You can develop versions of Rewrite, SelfAndDescendants, and so on, which appropriately Bind and Unbind variables inside the tree.

There are a couple of design issues regarding the performance of Bind/Unbind. Each call traverses and rewrites the whole tree and potentially chews through a bunch of fresh names, so if you bind and unbind a lot then you’re gonna have performance problems.

There might be room for improvement here — off the top of my head, you could rewrite everything up to the next binding site and just store a “substitution to be applied” there. You can defer applying the changes until you’re asked to open that binding site. I suspect that’d give you asymptotic speedups (quadratic -> linear?) for certain algorithms which do lots of renaming.

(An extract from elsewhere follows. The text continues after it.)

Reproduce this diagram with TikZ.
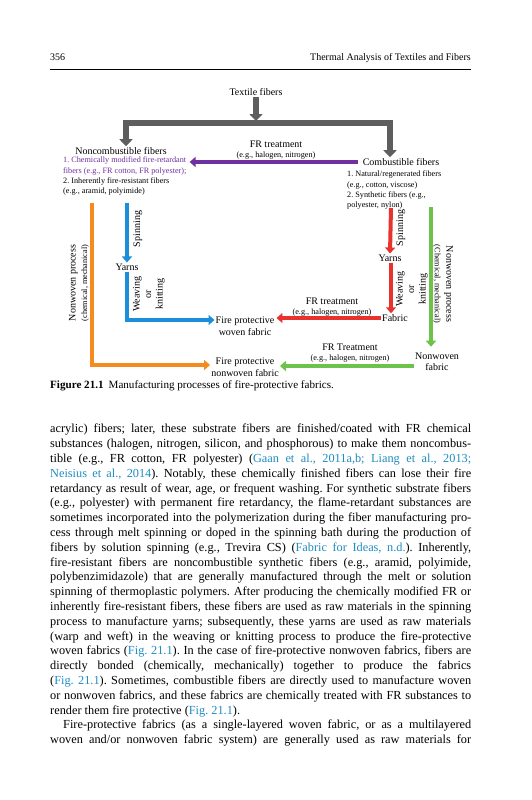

Also, some tree operations don’t require you to Unbind and re-Bind every single binding site. If you’re doing some sort of operation where you’re not generating new names or binding sites, or moving nodes across binding sites, you can just leave Bound variables where they are. That’s an argument for making (eg) bindingSite.Body public, and going under it in GetChildren/SetChildren. Although in practice that’s the sort of thing which is hard to get right and can cause subtle (or not-so-subtle) bugs in your language implementation.